We'll never know if a tenacious seedpod, hoping to be transported to another time and place, was clinging to Claire's skirts as she approached the stones on that fateful day in the Scottish Highlands. All we know is that she went to look for tiny blue flowers at Craigh na Dun and fell through the stones. And so began the saga of OUTLANDER.

Botanical Information

Family: Boraginaceae
Genus: Myosotis
Species: Myosotis sylvatica
Common name: Forget-me-not

There are several species of this plant. M. sylvatica is native to Europe so would be most likely the species Claire found at Craigh na Dun.

Plants are short-lived annuals or biennials. They reach 12" in height and the tiny flowers are usually blue with orange or white centers. There are also pink and white varieties.


Forget-me-nots are easily grown from seed. Plant in early spring, as soon as the soil is warm enough to work. You will only have to plant seed once. If the plants are happy where you've started them, they will keep resowing themselves.

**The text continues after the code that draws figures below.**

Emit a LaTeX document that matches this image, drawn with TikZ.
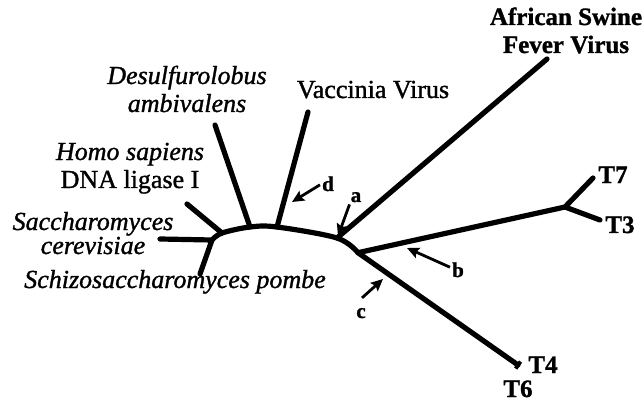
\documentclass[tikz,border=0pt]{standalone}
\usepackage{fontspec}
\setmainfont{Liberation Serif}[FakeBold=1.2]
\usetikzlibrary{arrows.meta}
\begin{document}
\begin{tikzpicture}[x=1pt,y=-1pt,
  branch/.style={line width=5.2pt, line cap=round, line join=round},
  pointer/.style={line width=2.8pt, -{Stealth[length=12pt,width=11pt,inset=2pt]}},
  lbl/.style={inner sep=0pt, anchor=base, align=center, font=\fontsize{26}{28}\selectfont},
  ilbl/.style={lbl, font=\fontsize{26}{28}\selectfont\itshape},
  blbl/.style={lbl, font=\fontsize{25}{28}\selectfont\bfseries},
  tlbl/.style={inner sep=0pt, anchor=base, font=\fontsize{25}{26}\selectfont\bfseries},
  letter/.style={inner sep=0pt, anchor=base, font=\fontsize{21}{22}\selectfont\bfseries}
]
\useasboundingbox (0,0) rectangle (643,401);

% tree points
\coordinate (Yj) at (212,240);
\coordinate (Sc) at (160,239);
\coordinate (Sp) at (200,274);
\coordinate (H) at (222,233);
\coordinate (Hend) at (187,204);
\coordinate (D) at (250,227);
\coordinate (Dend) at (215,125);
\coordinate (V) at (277,227);
\coordinate (Vend) at (308,112);
\coordinate (A) at (337,238);
\coordinate (Aend) at (547,59);
\coordinate (Bj) at (358,252.7);
\coordinate (F) at (565,207);
\coordinate (T7e) at (593,178);
\coordinate (T3e) at (600,220);
\coordinate (T4e) at (518,365);

% backbone
\draw[branch] plot[smooth, tension=0.55] coordinates {(Yj) (H) (D) (V) (A) (Bj)} -- (T4e);
\draw[branch] (Sc) -- (Yj) -- (Sp);
\draw[branch] (H) -- (Hend);
\draw[branch] (D) -- (Dend);
\draw[branch] (V) -- (Vend);
\draw[branch] (A) -- (Aend);
\draw[branch] (Bj) -- (F) -- (T7e);
\draw[branch] (F) -- (T3e);
\draw[line width=3.8pt] (T4e) -- ++(2.6,-3.4);
\draw[line width=3.8pt] (T4e) -- ++(-2.3,3.6);

% labels (base anchor = baseline of the last line)
\node[blbl] (asf) at (566,53) {African Swine\\Fever Virus};
\node[lbl] (vac) at (373,98) {Vaccinia Virus};
\node[ilbl] (des) at (187,112) {Desulfurolobus\\ambivalens};
\node[lbl] (hom) at (130,188) {\itshape Homo sapiens\\DNA ligase I};
\node[ilbl] (sac) at (93,254) {Saccharomyces\\[-4pt]cerevisiae};
\node[ilbl] (spo) at (175,288) {Schizosaccharomyces pombe};
\node[tlbl] (t7) at (613,183) {T7};
\node[tlbl] (t3) at (620,233) {T3};
\node[tlbl] (t4) at (543,373) {T4};
\node[tlbl] (t6) at (518,397) {T6};

% pointer letters
\node[letter] (la) at (356,202) {a};
\node[letter] (lb) at (458,277) {b};
\node[letter] (lc) at (361,318) {c};
\node[letter] (ld) at (328,191) {d};
\coordinate (pa) at (338,236);
\coordinate (pb) at (407,248);
\coordinate (pc) at (383,279);
\coordinate (pd) at (292,202);
\draw[pointer] (ld.west) ++(-2,1) -- (pd);
\draw[pointer] (la.south west) ++(-1,2) -- (pa);
\draw[pointer] (lb.north west) ++(-2,5) -- (pb);
\draw[pointer] (lc.north) ++(1,-10) -- (pc);
\end{tikzpicture}
\end{document}
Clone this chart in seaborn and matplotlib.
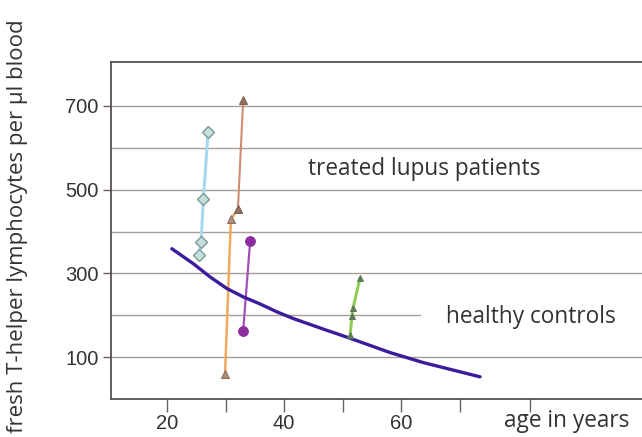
import matplotlib
matplotlib.use("Agg")
import matplotlib.pyplot as plt
import seaborn as sns

sns.set_theme(style="white")
plt.rcParams['font.family'] = ['Liberation Sans', 'DejaVu Sans']

# ---- data ----
curve_age = [20.8, 24.5, 27.4, 30.2, 33.0, 35.9, 38.8, 41.6, 46.7, 51.3, 58.1, 63.8, 69.5, 73.5]
curve_val = [359, 323, 291, 264, 244, 227, 208, 192, 167, 145, 111, 87, 67, 53]

blue_age = [27.0, 26.2, 25.8, 25.5]
blue_val = [638, 477, 376, 345]

orange_age = [29.9, 30.9, 32.1]
orange_val = [60, 430, 453]

brown_age = [32.1, 33.0]
brown_val = [453, 714]

purple_age = [33.0, 34.2]
purple_val = [163, 378]

green_age = [51.3, 51.6, 51.8, 53.0]
green_val = [153, 199, 218, 290]

x_ticks = [20, 30, 40, 50, 60, 70, 82]
x_tick_labels = ["20", "", "40", "", "60", "", ""]
y_ticks = [100, 300, 500, 700]
y_grid = [100, 200, 300, 400, 500, 600, 700]

W, H = 642, 437
fig = plt.figure(figsize=(W / 100, H / 100), dpi=100)
ax = fig.add_axes([111 / W, 1 - 399 / H, 1 - 111 / W, (399 - 62) / H])

ax.set_xlim(10.4, 101.2)
ax.set_ylim(0, 805)

grid_col = "#a89e98"
for g in y_grid:
    if g == 200:
        ax.plot([10.4, 63.2], [g, g], color=grid_col, lw=1.0, zorder=1)
    else:
        ax.axhline(g, color=grid_col, lw=1.0, zorder=1)

sns.lineplot(x=curve_age, y=curve_val, ax=ax, sort=False, color="#3a1c9c", lw=2.4, zorder=5)
sns.lineplot(x=blue_age, y=blue_val, ax=ax, sort=False, color="#a6d8ee", lw=2.2,
             marker="D", markersize=6, markerfacecolor="#c5e0da", markeredgecolor="#7a9a98",
             markeredgewidth=1.0, zorder=4)
sns.lineplot(x=orange_age, y=orange_val, ax=ax, sort=False, color="#f2a95c", lw=1.8,
             marker="^", markersize=6, markerfacecolor="#b09078", markeredgecolor="#8a7060",
             zorder=4)
sns.lineplot(x=brown_age, y=brown_val, ax=ax, sort=False, color="#cf8a70", lw=1.5,
             marker="^", markersize=6, markerfacecolor="#907060", markeredgecolor="#806050",
             zorder=4)
sns.lineplot(x=purple_age, y=purple_val, ax=ax, sort=False, color="#a050b8", lw=1.6,
             marker="o", markersize=7, markerfacecolor="#8c2ca0", markeredgecolor="#8c2ca0",
             zorder=4)
sns.lineplot(x=green_age, y=green_val, ax=ax, sort=False, color="#92cc58", lw=2.2,
             marker="^", markersize=5, markerfacecolor="#5f7a58", markeredgecolor="#5f7a58",
             zorder=6)

txt_font = ["Open Sans", "DejaVu Sans"]
ax.text((424 - 111) / 531, (398 - 168) / 337, "treated lupus patients", transform=ax.transAxes,
        ha="center", va="center", fontsize=16.3, color="#333333", family=txt_font)
ax.text((531 - 111) / 531, (398 - 316) / 337, "healthy controls", transform=ax.transAxes,
        ha="center", va="center", fontsize=16.3, color="#333333", family=txt_font)

for s in ["left", "bottom", "top"]:
    ax.spines[s].set_color("#5a5250")
    ax.spines[s].set_linewidth(1.3)
ax.spines["right"].set_visible(False)

ax.set_xticks(x_ticks)
ax.set_xticklabels(x_tick_labels, fontsize=14.5, color="#333333")
ax.set_yticks(y_ticks)
ax.set_yticklabels([str(v) for v in y_ticks], fontsize=14.5, color="#333333")
ax.tick_params(axis="both", which="major", bottom=True, left=True, direction="out",
               width=1.0, color="#6a6260")
ax.tick_params(axis="x", length=9, pad=2)
ax.tick_params(axis="y", length=6, pad=3)

fig.text(567 / W, 1 - 421 / H, "age in years", ha="center", va="center", fontsize=16.3,
         color="#333333", family=txt_font)
fig.text(18 / W, 1 - 226 / H, "fresh T-helper lymphocytes per \u00b5l blood", rotation=90,
         ha="center", va="center", fontsize=16, color="#333333", family=txt_font)

fig.savefig("out.png", dpi=100, facecolor="white")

I've noticed that forget-me-nots often get powdery mildew shortly after they bloom here in the Pacific Northwest. I believe that is because they like moist soil and as the rains slow down and the temperatures warm, they don't get as much water as they would like. This stresses them out and makes them susceptible to disease. Dinna fash, though. They come back again, year after year.